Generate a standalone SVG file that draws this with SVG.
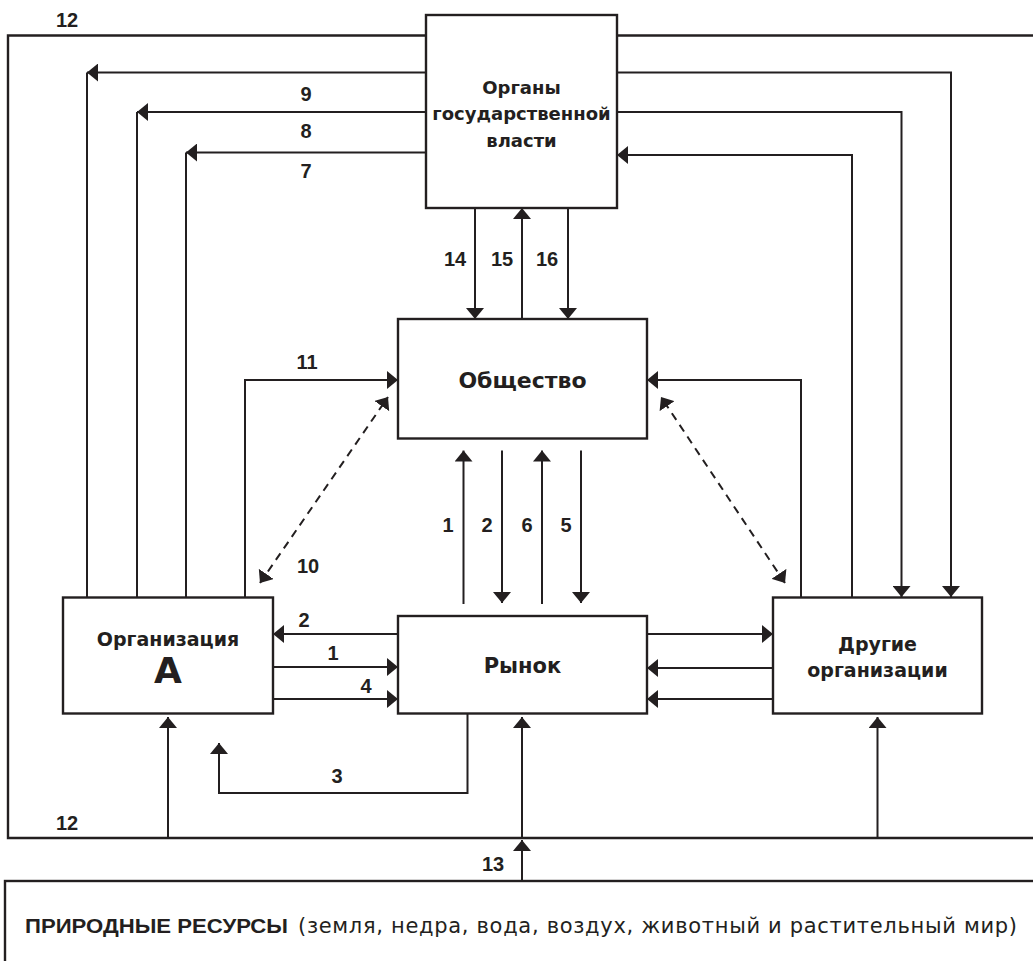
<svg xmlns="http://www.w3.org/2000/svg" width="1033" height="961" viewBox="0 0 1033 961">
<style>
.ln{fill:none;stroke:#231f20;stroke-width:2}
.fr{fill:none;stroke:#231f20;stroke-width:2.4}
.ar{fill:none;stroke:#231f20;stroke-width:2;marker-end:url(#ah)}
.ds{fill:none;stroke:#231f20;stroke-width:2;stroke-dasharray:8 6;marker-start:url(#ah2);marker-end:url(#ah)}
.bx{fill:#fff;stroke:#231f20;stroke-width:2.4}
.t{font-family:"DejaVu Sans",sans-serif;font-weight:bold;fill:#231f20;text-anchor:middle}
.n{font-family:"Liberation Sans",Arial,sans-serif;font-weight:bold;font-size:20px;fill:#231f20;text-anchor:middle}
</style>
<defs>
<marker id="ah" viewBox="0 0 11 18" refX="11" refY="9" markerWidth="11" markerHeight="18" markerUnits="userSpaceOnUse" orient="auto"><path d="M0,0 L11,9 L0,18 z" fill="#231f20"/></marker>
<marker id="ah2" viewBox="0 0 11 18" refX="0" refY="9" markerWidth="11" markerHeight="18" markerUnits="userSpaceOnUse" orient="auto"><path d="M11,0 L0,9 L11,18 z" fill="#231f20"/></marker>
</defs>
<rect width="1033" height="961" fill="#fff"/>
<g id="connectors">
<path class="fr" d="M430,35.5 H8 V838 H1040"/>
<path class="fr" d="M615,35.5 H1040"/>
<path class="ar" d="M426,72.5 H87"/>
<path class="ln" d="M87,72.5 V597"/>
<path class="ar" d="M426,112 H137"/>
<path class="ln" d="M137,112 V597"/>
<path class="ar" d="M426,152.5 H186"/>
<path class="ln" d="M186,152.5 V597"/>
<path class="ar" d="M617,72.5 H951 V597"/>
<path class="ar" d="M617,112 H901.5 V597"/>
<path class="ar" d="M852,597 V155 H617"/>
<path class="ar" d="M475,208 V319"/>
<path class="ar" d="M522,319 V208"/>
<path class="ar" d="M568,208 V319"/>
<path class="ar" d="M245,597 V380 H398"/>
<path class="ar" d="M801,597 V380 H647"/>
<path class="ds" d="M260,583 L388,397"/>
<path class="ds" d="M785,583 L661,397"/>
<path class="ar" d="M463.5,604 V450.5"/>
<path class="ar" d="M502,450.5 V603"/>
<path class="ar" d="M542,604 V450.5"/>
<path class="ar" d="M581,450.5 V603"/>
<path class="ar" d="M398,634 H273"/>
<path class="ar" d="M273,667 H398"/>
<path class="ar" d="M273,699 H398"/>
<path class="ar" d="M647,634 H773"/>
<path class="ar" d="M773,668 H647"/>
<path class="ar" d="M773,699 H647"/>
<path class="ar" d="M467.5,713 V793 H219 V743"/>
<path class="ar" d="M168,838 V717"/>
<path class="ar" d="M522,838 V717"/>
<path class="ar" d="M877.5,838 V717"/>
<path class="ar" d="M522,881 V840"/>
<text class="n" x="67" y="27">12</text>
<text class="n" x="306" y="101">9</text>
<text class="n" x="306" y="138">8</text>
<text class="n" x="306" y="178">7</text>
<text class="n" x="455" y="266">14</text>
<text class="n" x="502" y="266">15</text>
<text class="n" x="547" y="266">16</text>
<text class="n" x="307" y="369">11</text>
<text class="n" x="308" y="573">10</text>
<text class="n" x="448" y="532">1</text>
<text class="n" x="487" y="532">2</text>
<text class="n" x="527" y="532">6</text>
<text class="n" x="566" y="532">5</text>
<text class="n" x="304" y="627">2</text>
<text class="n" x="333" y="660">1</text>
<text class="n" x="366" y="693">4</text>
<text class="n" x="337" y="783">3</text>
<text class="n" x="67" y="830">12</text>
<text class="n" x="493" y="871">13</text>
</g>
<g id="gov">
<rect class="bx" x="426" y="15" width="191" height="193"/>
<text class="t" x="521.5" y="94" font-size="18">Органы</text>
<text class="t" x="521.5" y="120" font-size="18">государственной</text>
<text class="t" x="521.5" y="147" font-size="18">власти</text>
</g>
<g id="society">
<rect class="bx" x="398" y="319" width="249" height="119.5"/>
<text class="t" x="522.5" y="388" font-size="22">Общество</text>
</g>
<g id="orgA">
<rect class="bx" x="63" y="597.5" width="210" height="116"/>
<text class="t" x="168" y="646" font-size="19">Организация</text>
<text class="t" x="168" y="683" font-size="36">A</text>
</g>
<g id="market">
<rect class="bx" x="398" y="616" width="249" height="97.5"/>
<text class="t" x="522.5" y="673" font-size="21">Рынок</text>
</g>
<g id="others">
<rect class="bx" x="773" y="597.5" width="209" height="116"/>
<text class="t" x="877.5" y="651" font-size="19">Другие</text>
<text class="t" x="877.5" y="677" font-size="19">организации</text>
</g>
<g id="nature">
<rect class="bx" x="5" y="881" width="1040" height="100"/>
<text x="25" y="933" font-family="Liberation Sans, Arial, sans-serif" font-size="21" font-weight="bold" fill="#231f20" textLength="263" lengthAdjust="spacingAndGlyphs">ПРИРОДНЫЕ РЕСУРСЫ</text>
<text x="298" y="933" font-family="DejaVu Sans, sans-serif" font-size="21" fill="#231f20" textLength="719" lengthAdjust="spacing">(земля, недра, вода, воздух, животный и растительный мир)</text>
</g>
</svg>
####
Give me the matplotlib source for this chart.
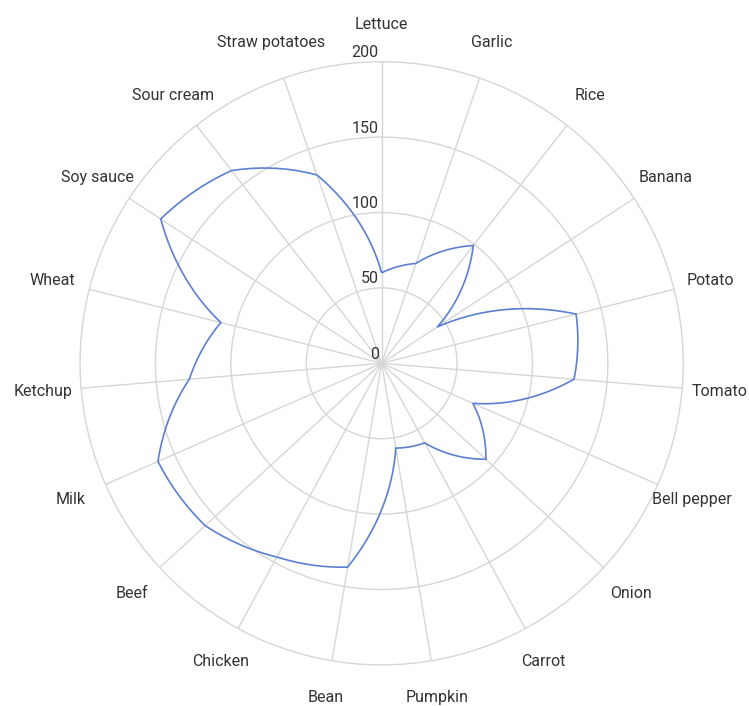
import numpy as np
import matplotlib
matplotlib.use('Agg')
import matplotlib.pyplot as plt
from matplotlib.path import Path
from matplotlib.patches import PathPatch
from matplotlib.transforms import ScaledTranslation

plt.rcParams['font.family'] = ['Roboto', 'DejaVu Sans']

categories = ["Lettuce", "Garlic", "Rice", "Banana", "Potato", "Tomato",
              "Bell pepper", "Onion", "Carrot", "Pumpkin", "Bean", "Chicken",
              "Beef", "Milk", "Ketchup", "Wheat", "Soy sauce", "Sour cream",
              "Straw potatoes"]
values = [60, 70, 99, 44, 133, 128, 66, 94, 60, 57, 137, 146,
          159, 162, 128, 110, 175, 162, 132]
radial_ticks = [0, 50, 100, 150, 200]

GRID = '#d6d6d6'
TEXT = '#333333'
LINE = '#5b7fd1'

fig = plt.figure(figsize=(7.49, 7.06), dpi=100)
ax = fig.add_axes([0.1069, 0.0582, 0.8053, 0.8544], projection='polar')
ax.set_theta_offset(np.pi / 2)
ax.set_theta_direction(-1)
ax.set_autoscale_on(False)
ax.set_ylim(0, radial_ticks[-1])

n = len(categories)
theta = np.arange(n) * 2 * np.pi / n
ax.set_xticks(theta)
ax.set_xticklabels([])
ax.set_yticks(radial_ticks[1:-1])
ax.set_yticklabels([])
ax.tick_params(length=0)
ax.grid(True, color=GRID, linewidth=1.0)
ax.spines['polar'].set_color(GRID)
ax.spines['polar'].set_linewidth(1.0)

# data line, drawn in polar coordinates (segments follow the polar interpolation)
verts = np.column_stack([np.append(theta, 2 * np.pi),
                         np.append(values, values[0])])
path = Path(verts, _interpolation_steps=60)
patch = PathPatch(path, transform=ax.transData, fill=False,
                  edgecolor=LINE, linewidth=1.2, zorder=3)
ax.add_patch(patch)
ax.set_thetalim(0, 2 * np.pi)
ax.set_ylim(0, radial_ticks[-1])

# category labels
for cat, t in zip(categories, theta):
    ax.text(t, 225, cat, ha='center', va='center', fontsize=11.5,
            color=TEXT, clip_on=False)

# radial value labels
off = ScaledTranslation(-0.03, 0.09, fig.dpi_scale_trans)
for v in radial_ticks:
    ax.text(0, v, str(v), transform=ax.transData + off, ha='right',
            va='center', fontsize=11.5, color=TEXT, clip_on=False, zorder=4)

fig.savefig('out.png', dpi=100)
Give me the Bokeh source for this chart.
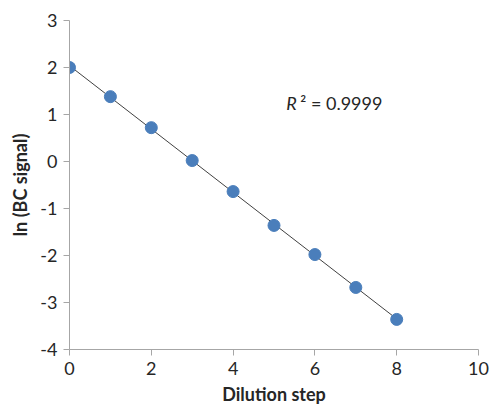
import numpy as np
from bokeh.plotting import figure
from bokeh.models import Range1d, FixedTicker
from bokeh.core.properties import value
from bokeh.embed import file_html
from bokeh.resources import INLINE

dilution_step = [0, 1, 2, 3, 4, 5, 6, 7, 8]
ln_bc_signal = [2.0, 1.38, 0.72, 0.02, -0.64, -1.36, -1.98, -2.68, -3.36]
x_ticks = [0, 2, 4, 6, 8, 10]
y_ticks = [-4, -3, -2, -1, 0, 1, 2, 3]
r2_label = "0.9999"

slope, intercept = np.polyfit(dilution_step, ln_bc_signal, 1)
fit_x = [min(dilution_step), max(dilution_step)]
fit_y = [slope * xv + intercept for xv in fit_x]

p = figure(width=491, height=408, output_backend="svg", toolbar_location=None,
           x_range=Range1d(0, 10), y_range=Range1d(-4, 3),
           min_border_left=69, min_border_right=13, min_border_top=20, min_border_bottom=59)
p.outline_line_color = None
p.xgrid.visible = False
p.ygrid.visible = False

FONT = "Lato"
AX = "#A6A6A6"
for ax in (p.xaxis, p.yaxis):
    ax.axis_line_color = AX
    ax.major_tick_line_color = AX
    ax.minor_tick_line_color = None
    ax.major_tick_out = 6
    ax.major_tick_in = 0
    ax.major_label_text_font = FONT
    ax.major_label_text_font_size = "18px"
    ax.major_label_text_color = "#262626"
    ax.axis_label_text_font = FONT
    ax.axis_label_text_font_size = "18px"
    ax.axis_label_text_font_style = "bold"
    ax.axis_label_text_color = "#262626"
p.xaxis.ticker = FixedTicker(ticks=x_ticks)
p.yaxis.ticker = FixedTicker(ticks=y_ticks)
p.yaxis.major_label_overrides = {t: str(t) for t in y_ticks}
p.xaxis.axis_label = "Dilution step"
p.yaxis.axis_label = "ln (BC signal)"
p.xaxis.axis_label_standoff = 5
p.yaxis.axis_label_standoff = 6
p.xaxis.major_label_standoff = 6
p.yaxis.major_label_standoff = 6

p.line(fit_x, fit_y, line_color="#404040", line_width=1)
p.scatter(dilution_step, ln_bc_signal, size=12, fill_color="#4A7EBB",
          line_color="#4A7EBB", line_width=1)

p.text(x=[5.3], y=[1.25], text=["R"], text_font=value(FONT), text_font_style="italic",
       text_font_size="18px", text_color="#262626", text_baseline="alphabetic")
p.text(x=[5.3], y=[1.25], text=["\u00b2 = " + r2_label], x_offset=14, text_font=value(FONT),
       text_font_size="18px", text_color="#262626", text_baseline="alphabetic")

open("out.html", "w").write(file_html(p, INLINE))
####
_Given problem:_
Transcribe only the lines above that start at the line containing "Give me the matplotlib source for this chart." and end at the line containing "ax.spines['polar'].set_linewidth(1.0)". Omit pictures.

_Output for this task:_
Give me the matplotlib source for this chart.
import numpy as np
import matplotlib
matplotlib.use('Agg')
import matplotlib.pyplot as plt
from matplotlib.path import Path
from matplotlib.patches import PathPatch
from matplotlib.transforms import ScaledTranslation

plt.rcParams['font.family'] = ['Roboto', 'DejaVu Sans']

categories = ["Lettuce", "Garlic", "Rice", "Banana", "Potato", "Tomato",
              "Bell pepper", "Onion", "Carrot", "Pumpkin", "Bean", "Chicken",
              "Beef", "Milk", "Ketchup", "Wheat", "Soy sauce", "Sour cream",
              "Straw potatoes"]
values = [60, 70, 99, 44, 133, 128, 66, 94, 60, 57, 137, 146,
          159, 162, 128, 110, 175, 162, 132]
radial_ticks = [0, 50, 100, 150, 200]

GRID = '#d6d6d6'
TEXT = '#333333'
LINE = '#5b7fd1'

fig = plt.figure(figsize=(7.49, 7.06), dpi=100)
ax = fig.add_axes([0.1069, 0.0582, 0.8053, 0.8544], projection='polar')
ax.set_theta_offset(np.pi / 2)
ax.set_theta_direction(-1)
ax.set_autoscale_on(False)
ax.set_ylim(0, radial_ticks[-1])

n = len(categories)
theta = np.arange(n) * 2 * np.pi / n
ax.set_xticks(theta)
ax.set_xticklabels([])
ax.set_yticks(radial_ticks[1:-1])
ax.set_yticklabels([])
ax.tick_params(length=0)
ax.grid(True, color=GRID, linewidth=1.0)
ax.spines['polar'].set_color(GRID)
ax.spines['polar'].set_linewidth(1.0)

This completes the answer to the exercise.